Re: [PATCH v3 0/7] cpuset: implement sane hierarchy behaviors
From: Li Zefan
Date: Thu Jun 13 2013 - 03:05:25 EST
On 2013/6/10 0:03, Tejun Heo wrote:
> Hello, Li.
>
> On Sun, Jun 09, 2013 at 05:14:02PM +0800, Li Zefan wrote:
>> v2 -> v3:
>> Currently some cpuset behaviors are not friendly when cpuset is co-mounted
>> with other cgroup controllers.
>>
>> Now with this patchset if cpuset is mounted with sane_behavior option, it
>> behaves differently:
>>
>> - Tasks will be kept in empty cpusets when hotplug happens and take masks
>> of ancestors with non-empty cpus/mems, instead of being moved to an ancestor.
>>
>> - A task can be moved into an empty cpuset, and again it takes masks of
>> ancestors, so the user can drop a task into a newly created cgroup without
>> having to do anything for it.
>
> I applied 1-2 and the rest of the series also look correct to me and
> seem like a step in the right direction; however, I'm not quite sure
> this is the final interface we want.
>
> * cpus/mems_allowed changing as CPUs go up and down is nasty. There
> should be separation between the configured CPUs and currently
> available CPUs. The current behavior makes sense when coupled with
> the irreversible task migration and all.

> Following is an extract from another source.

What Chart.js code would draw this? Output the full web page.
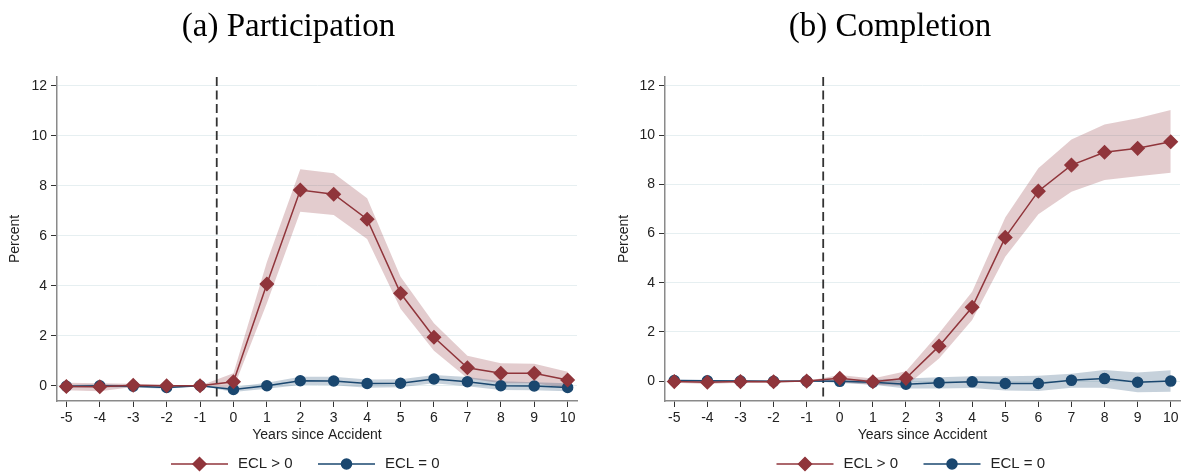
<!DOCTYPE html>
<html>
<head>
<meta charset="utf-8">
<script src="https://cdn.jsdelivr.net/npm/chart.js@4"></script>
<style>
  body { margin: 0; background: #fff; }
  #wrap { display: flex; width: 1188px; height: 475px; }
  canvas { display: block; }
</style>
</head>
<body>
<div id="wrap">
  <canvas id="partChart" width="594" height="475"></canvas>
  <canvas id="compChart" width="594" height="475"></canvas>
</div>
<script>
// 事故前后年份
var years = [-5, -4, -3, -2, -1, 0, 1, 2, 3, 4, 5, 6, 7, 8, 9, 10];
var accidentLine = -0.5;
var legendLabels = ['ECL > 0', 'ECL = 0'];

// (a) Participation
var partPos   = [-0.03, -0.04, 0.02, 0.00, 0.00, 0.16, 4.07, 7.83, 7.66, 6.66, 3.70, 1.94, 0.72, 0.50, 0.50, 0.23];
var partPosHi = [0.12, 0.10, 0.08, 0.04, 0.00, 0.50, 4.95, 8.66, 8.50, 7.50, 4.36, 2.50, 1.20, 0.90, 0.88, 0.56];
var partPosLo = [-0.18, -0.22, -0.05, -0.04, 0.00, -0.10, 3.30, 6.96, 6.83, 5.87, 3.08, 1.40, 0.30, 0.10, 0.10, -0.10];
var partZero   = [-0.02, 0.00, -0.02, -0.07, 0.00, -0.15, 0.00, 0.20, 0.19, 0.09, 0.10, 0.27, 0.16, 0.00, -0.01, -0.07];
var partZeroHi = [0.03, 0.06, 0.03, -0.02, 0.00, -0.05, 0.12, 0.36, 0.36, 0.25, 0.26, 0.43, 0.35, 0.18, 0.14, 0.10];
var partZeroLo = [-0.07, -0.06, -0.07, -0.12, 0.00, -0.25, -0.12, 0.03, 0.02, -0.08, -0.06, 0.10, -0.02, -0.17, -0.18, -0.22];

// (b) Completion
var compPos   = [-0.02, -0.05, -0.02, -0.03, 0.00, 0.11, -0.03, 0.11, 1.42, 3.00, 5.84, 7.72, 8.78, 9.30, 9.46, 9.73];
var compPosHi = [0.03, 0.02, 0.03, 0.02, 0.00, 0.25, 0.10, 0.40, 1.94, 3.63, 6.65, 8.65, 9.82, 10.43, 10.68, 11.02];
var compPosLo = [-0.07, -0.12, -0.07, -0.08, 0.00, -0.05, -0.15, -0.20, 0.92, 2.48, 5.05, 6.78, 7.70, 8.17, 8.33, 8.47];
var compZero   = [0.02, 0.01, 0.00, -0.01, 0.00, -0.01, -0.05, -0.13, -0.07, -0.03, -0.10, -0.10, 0.03, 0.10, -0.05, 0.00];
var compZeroHi = [0.05, 0.04, 0.03, 0.02, 0.00, 0.05, 0.05, 0.10, 0.16, 0.20, 0.20, 0.22, 0.30, 0.45, 0.35, 0.44];
var compZeroLo = [-0.01, -0.02, -0.03, -0.04, 0.00, -0.08, -0.15, -0.30, -0.30, -0.28, -0.38, -0.40, -0.27, -0.27, -0.45, -0.43];

var maroon = 'rgb(144, 53, 59)';
var navy = 'rgb(26, 71, 111)';
var maroonBand = 'rgba(144, 53, 59, 0.25)';
var navyBand = 'rgba(26, 71, 111, 0.25)';
var textColor = '#222';
var sans = "'Liberation Sans', Arial, sans-serif";

function pts(values) {
  return years.map(function (y, i) { return { x: y, y: values[i] }; });
}

// Stata风格图例：线段+标记+文字，以绘图区中心为基准
var stataLegend = {
  id: 'stataLegend',
  afterDraw: function (chart) {
    var ctx = chart.ctx;
    var c = (chart.chartArea.left + chart.chartArea.right) / 2;
    var y = 464;
    var items = [
      { start: c - 146, color: maroon, style: 'rectRot', radius: 6.5, text: legendLabels[0] },
      { start: c + 1, color: navy, style: 'circle', radius: 5, text: legendLabels[1] }
    ];
    ctx.save();
    items.forEach(function (it) {
      ctx.strokeStyle = it.color;
      ctx.lineWidth = 1.5;
      ctx.beginPath();
      ctx.moveTo(it.start, y);
      ctx.lineTo(it.start + 57, y);
      ctx.stroke();
      ctx.fillStyle = it.color;
      Chart.helpers.drawPoint(ctx, { pointStyle: it.style, radius: it.radius, borderWidth: 1, rotation: 0 }, it.start + 28.5, y);
      ctx.fillStyle = textColor;
      ctx.font = '15px ' + sans;
      ctx.textBaseline = 'middle';
      ctx.textAlign = 'left';
      ctx.fillText(it.text, it.start + 67, y);
    });
    ctx.restore();
  }
};

// 创建图表
function createChart(id, title, pos, posHi, posLo, zero, zeroHi, zeroLo, yMin, yMax, axisWidth, titlePad, rightPad) {
  var ctx = document.getElementById(id).getContext('2d');
  return new Chart(ctx, {
    type: 'line',
    data: {
      datasets: [
        { data: pts(posHi), fill: '+1', backgroundColor: maroonBand, borderWidth: 0, pointRadius: 0, order: 5 },
        { data: pts(posLo), fill: false, borderWidth: 0, pointRadius: 0, order: 6 },
        { data: pts(zeroHi), fill: '+1', backgroundColor: navyBand, borderWidth: 0, pointRadius: 0, order: 3 },
        { data: pts(zeroLo), fill: false, borderWidth: 0, pointRadius: 0, order: 4 },
        {
          label: legendLabels[1], data: pts(zero), borderColor: navy, backgroundColor: navy,
          borderWidth: 1.5, pointStyle: 'circle', pointRadius: 5, fill: false, tension: 0, order: 1
        },
        {
          label: legendLabels[0], data: pts(pos), borderColor: maroon, backgroundColor: maroon,
          borderWidth: 1.5, pointStyle: 'rectRot', pointRadius: 6.5, fill: false, tension: 0, order: 0
        },
        {
          // 事故发生分界线（从顶部开始画，虚线相位与原图一致）
          data: [{ x: accidentLine, y: yMax }, { x: accidentLine, y: yMin }],
          borderColor: '#333', borderWidth: 1.8, borderDash: [9, 4.5], pointRadius: 0, fill: false, order: 2
        }
      ]
    },
    options: {
      responsive: false,
      animation: false,
      layout: { padding: { left: 0, right: rightPad, top: 0, bottom: 31 } },
      plugins: {
        legend: { display: false },
        tooltip: { enabled: false },
        title: {
          display: true,
          text: title,
          color: '#000',
          font: { family: "'Liberation Serif', 'DejaVu Serif', serif", size: 33, weight: 'normal' },
          padding: { top: 7.2, bottom: 30.2 }
        }
      },
      scales: {
        x: {
          type: 'linear',
          min: -5.28,
          max: 10.28,
          afterFit: function (s) { s.height = 43; },
          border: { color: '#8a8a8a', width: 1.5 },
          grid: { drawOnChartArea: false, drawTicks: true, tickLength: 6, tickColor: '#333' },
          ticks: { stepSize: 1, includeBounds: false, autoSkip: false, maxRotation: 0, padding: 3, color: textColor, font: { family: sans, size: 14 } },
          title: { display: true, text: 'Years since Accident', color: textColor, padding: 0, font: { family: sans, size: 14 } }
        },
        y: {
          min: yMin,
          max: yMax,
          afterFit: function (s) { s.width = axisWidth; },
          border: { color: '#8a8a8a', width: 1.5 },
          grid: { color: '#e6eff1', lineWidth: 1, tickLength: 6, tickColor: '#333' },
          ticks: { stepSize: 2, includeBounds: false, padding: 4, color: textColor, font: { family: sans, size: 14 } },
          title: { display: true, text: 'Percent', color: textColor, padding: { top: titlePad, bottom: 0 }, font: { family: sans, size: 14 } }
        }
      }
    },
    plugins: [stataLegend]
  });
}

var partChart = createChart('partChart', '(a) Participation', partPos, partPosHi, partPosLo, partZero, partZeroHi, partZeroLo, -0.61, 12.35, 57, 7, 17);
var compChart = createChart('compChart', '(b) Completion', compPos, compPosHi, compPosLo, compZero, compZeroHi, compZeroLo, -0.81, 12.36, 71, 22, 2);
</script>
</body>
</html>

If we're allowing tasks to
> remain in empty cpusets, it only makes sense to retain and re-apply
> configuration as CPUs come back online.
>
> I find the original behavior of changing configurations as system
> state changes pretty weird especially because it's happening without
> any notification making it pretty difficult to use in any sort of
> automated way - anything which wants to wrap cpuset would have to
> track the configuration and CPU/nodes up/down states separately on
> its own, which is a very easy way to introduce incoherencies.
>
> * validate_change() rejecting updates to config if any of its
> descendants are using some is weird. The config change should be
> enforced in hierarchical manner too. If the parent drops some CPUs,
> it should simply drop those CPUs from the children. The same in the
> other direction, children having configs which aren't fully
> contained inside their parents is fine as long as the effective
> masks are correct.
>
I've just checked other cgroup controllers, and they do behavior the
way you described. So yeah, it makes sense that cpuset behaviors
coherently.
> IOW, validate_change() doesn't really make sense if we're keeping
> tasks in empty cgroups. As CPUs go down and up, we'd keep the
> organization but lose the configuration, which is just weird.
>
> I think what we want is expanding on this patchset so that we have
> separate "configured" and "effective" masks, which are preferably
> exposed to userland and just let the config propagation deal with
> computing the effective masks as CPUs/nodes go down/up and config
> changes. The code actually could be simpler that way although
> there'll be complications due to the old behaviors.
>
> What do you think? If you agree, how should we proceed? We can apply
> these patches and build on top if you prefer.
>
I would prefer those patches are applied first, as the new changes can
be based on this patchset, and the changes should be quite straightforward,
and also I don't have to rebase those patches again.